The successful, tragic and sometimes turbulent career of champion jockey Damien Oliver may be over after his admission to one of the most serious charges in racing.

Oliver admitted on Monday to placing a A$10,000 bet on a rival horse in a race in which he was riding at Moonee Valley in October 2010.

He also admitted to using a mobile phone from the jockeys' room to place the bet.

The charges come at a time when racing in Victoria is reeling from allegations of race-fixing and widespread doping of horses.


The sport is also dealing with threats made by a leading jockey against the chief steward and a spate of incidents of trainers flaunting the rules by administering treatments to horses on race days.

Based on recent precedents, Oliver, 40, is facing at least a 12-month ban, a period which would make it difficult for him to resume riding at any meaningful level.

For the jockey who has won two Melbourne Cups and about whom a movie was made two years ago, the fall from grace is another tragedy in a life containing a big share of them.

His father Ray Oliver, also a jockey, died in a race fall at Kalgoorlie when his youngest son was 3 years old.

But it was the death of his older brother Jason in a fall during a trial at Belong in Perth in 2002 and his ride to win the Melbourne Cup the day after the funeral that made Oliver a household name and inspired a movie.

Oliver's formal admissions concerning the charges he now faces came on Monday, two days after the biggest racing carnival in Australia ended and after weeks of speculation and debate on whether he should be riding while under investigation over the bet.

Both charges revolve around a A$10,000 bet Oliver admits to having placed on the horse Miss Octopussy, who started favourite and won at Moonee Valley in October 2010 and paid a return of $2.30.

Oliver rode the second favourite Europe Point in the race. There are no charges relating to his handling of that horse.

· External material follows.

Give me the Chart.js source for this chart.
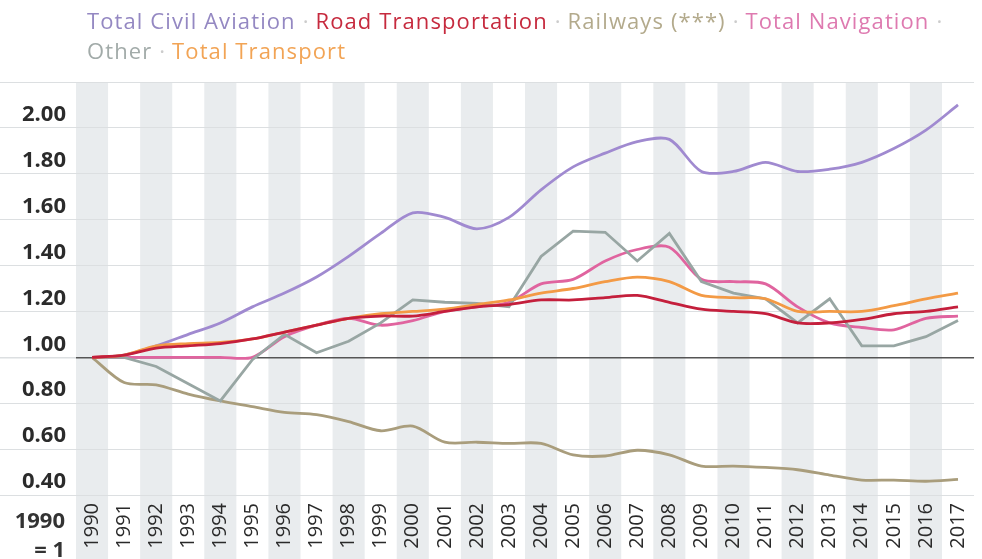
<!DOCTYPE html>
<html>
<head>
<meta charset="utf-8">
<script src="https://cdn.jsdelivr.net/npm/chart.js@4"></script>
<style>
  html, body { margin: 0; padding: 0; background: #fff; overflow: hidden; }
  #wrap { position: relative; width: 990px; height: 559px; }
  #legend {
    position: absolute; left: 87px; top: 5px; width: 895px;
    font-family: "Open Sans", sans-serif; font-size: 22px; line-height: 30px;
    letter-spacing: 1.1px; white-space: nowrap; z-index: 2;
  }
  #legend .sep { color: #cccccc; margin: 0 7px; letter-spacing: 0; }
  #base {
    position: absolute; left: 0; width: 65px; top: 505px;
    text-align: right; font-family: "Open Sans", sans-serif; font-weight: 700;
    font-size: 22px; line-height: 29px; color: #333;
  }
</style>
</head>
<body>
<div id="wrap">
  <div id="legend">
    <span style="color:#9488c2">Total Civil Aviation</span><span class="sep">·</span><span style="color:#c62a3e">Road Transportation</span><span class="sep">·</span><span style="color:#b3aa8c">Railways (***)</span><span class="sep">·</span><span style="color:#de7ab0">Total Navigation</span><span class="sep">·</span><br>
    <span style="color:#a2aba9">Other</span><span class="sep">·</span><span style="color:#f2a455">Total Transport</span>
  </div>
  <canvas id="chart" width="990" height="559"></canvas>
  <div id="base">1990<br>= 1</div>
</div>
<script>
const years = ['1990', '1991', '1992', '1993', '1994', '1995', '1996', '1997', '1998', '1999',
    '2000', '2001', '2002', '2003', '2004', '2005', '2006', '2007', '2008', '2009',
    '2010', '2011', '2012', '2013', '2014', '2015', '2016', '2017'];

const civilAviation = [1.00, 1.01, 1.05, 1.10, 1.15, 1.22, 1.28, 1.35, 1.44, 1.54,
    1.63, 1.61, 1.56, 1.61, 1.73, 1.83, 1.89, 1.94, 1.95, 1.81,
    1.81, 1.85, 1.81, 1.82, 1.85, 1.91, 1.99, 2.10];
const roadTransport = [1.00, 1.01, 1.04, 1.05, 1.06, 1.08, 1.11, 1.14, 1.17, 1.18,
    1.18, 1.20, 1.22, 1.23, 1.25, 1.25, 1.26, 1.27, 1.24, 1.21,
    1.20, 1.19, 1.15, 1.15, 1.165, 1.19, 1.20, 1.22];
const railways = [1.00, 0.89, 0.88, 0.84, 0.81, 0.785, 0.76, 0.75, 0.72, 0.68,
    0.70, 0.63, 0.63, 0.625, 0.625, 0.575, 0.57, 0.595, 0.575, 0.526,
    0.526, 0.52, 0.51, 0.487, 0.465, 0.465, 0.46, 0.468];
const navigation = [1.00, 1.00, 1.00, 1.00, 1.00, 1.00, 1.09, 1.14, 1.17, 1.14,
    1.16, 1.20, 1.22, 1.24, 1.32, 1.34, 1.42, 1.47, 1.48, 1.34,
    1.33, 1.32, 1.22, 1.15, 1.13, 1.12, 1.17, 1.18];
const other = [1.00, 1.00, 0.96, 0.885, 0.81, 0.99, 1.10, 1.02, 1.07, 1.15,
    1.25, 1.24, 1.235, 1.22, 1.44, 1.55, 1.545, 1.42, 1.54, 1.33,
    1.28, 1.255, 1.15, 1.255, 1.05, 1.05, 1.09, 1.16];
const totalTransport = [1.00, 1.01, 1.05, 1.06, 1.065, 1.08, 1.11, 1.14, 1.17, 1.19,
    1.20, 1.21, 1.23, 1.25, 1.28, 1.30, 1.33, 1.35, 1.33, 1.27,
    1.26, 1.255, 1.20, 1.20, 1.20, 1.225, 1.255, 1.28];

const yTicks = [0.4, 0.6, 0.8, 1.0, 1.2, 1.4, 1.6, 1.8, 2.0, 2.2];

// grey bands behind every other year, running down through the labels
const bandPlugin = {
    id: 'bands',
    beforeDraw(chart) {
        const { ctx, chartArea, scales } = chart;
        const x = scales.x;
        const w = x.getPixelForValue(1) - x.getPixelForValue(0);
        ctx.save();
        ctx.fillStyle = '#e9ecee';
        for (let i = 0; i < years.length; i += 2) {
            const cx = x.getPixelForValue(i);
            ctx.fillRect(cx - w / 2, chartArea.top, w, chart.height - chartArea.top);
        }
        ctx.restore();
    }
};

function line(label, data, color, tension) {
    return {
        label: label,
        data: data,
        borderColor: color,
        backgroundColor: color,
        borderWidth: 2.8,
        pointRadius: 0,
        tension: tension,
        fill: false
    };
}

new Chart(document.getElementById('chart'), {
    type: 'line',
    data: {
        labels: years,
        datasets: [
            line('Road Transportation', roadTransport, '#c41f3c', 0.3),
            line('Total Transport', totalTransport, '#f39a45', 0.3),
            line('Other', other, '#98a6a3', 0),
            line('Total Navigation', navigation, '#e0649f', 0.3),
            line('Railways (***)', railways, '#a99d7c', 0.3),
            line('Total Civil Aviation', civilAviation, '#a08ad0', 0.3)
        ]
    },
    options: {
        responsive: false,
        animation: false,
        layout: { padding: { top: 82, left: 0, right: 0, bottom: 0 } },
        plugins: { legend: { display: false }, tooltip: { enabled: false } },
        scales: {
            x: {
                offset: true,
                grid: { display: false, drawTicks: false },
                border: { display: false },
                ticks: {
                    autoSkip: false,
                    maxRotation: 90,
                    minRotation: 90,
                    padding: 8,
                    color: '#2a2a2a',
                    font: { family: 'Open Sans', size: 20 }
                },
                afterFit(scale) { scale.height = 64; }
            },
            y: {
                min: 0.4,
                max: 2.2,
                afterBuildTicks(scale) { scale.ticks = yTicks.map(v => ({ value: v })); },
                grid: {
                    color: ctx => ctx.tick && Math.abs(ctx.tick.value - 1) < 1e-6 ? '#555' : '#dcdfe1',
                    lineWidth: ctx => ctx.tick && Math.abs(ctx.tick.value - 1) < 1e-6 ? 1.6 : 1,
                    drawTicks: true,
                    tickLength: 76,
                    tickColor: '#dcdfe1'
                },
                border: { display: false },
                ticks: {
                    padding: -66,
                    labelOffset: -13,
                    color: '#2b2b2b',
                    font: { family: 'Open Sans', size: 22, weight: 'bold' },
                    callback: v => (v > 2.1 ? '' : v.toFixed(2))
                },
                afterFit(scale) { scale.width = 76; }
            }
        }
    },
    plugins: [bandPlugin]
});
</script>
</body>
</html>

The second charge of using a mobile phone is in direct contravention of the rules of racing which prohibit jockeys even having a phone in their possession in the vicinity of the jockeys' room.

Oliver has been one of the most successful jockeys in Australia for two decades and has won seven Melbourne jockeys' championships.

He has ridden two Melbourne Cup winners, four Caulfield Cup winners and twice has won the Cox Plate.

When the allegations he has now admitted to emerged, Oliver was sacked from his rides in the Caulfield Cup and Cox Plate, but still rode three group one winners during the spring carnival, the latest of them Happy Trails, which won Saturday's Emirates Stakes. Earlier, he won the 1000 Guineas aboard Commanding Jewel at Caulfield.

The hearing of the two charges is scheduled for next Tuesday.

Racing Victoria (RV) chief executive Rob Hines said stewards investigating allegations that Oliver breached the rules of racing had been unable to act any earlier.

Defending RV against suggestions it should have stood Oliver down from riding when the allegations emerged, Hines said authorities were bound by the law and had little or no grounds for withdrawing the jockey's licence.

Hines rejected media reports over the past two weeks that Oliver had made formal admissions in the case.

"It has been alleged in various news reports that Damien Oliver had confessed to the illegal bet on Miss Octopussy some weeks ago," Hines said yesterday.

Before that, insufficient evidence was available to stewards to either lay charges or stand Oliver down.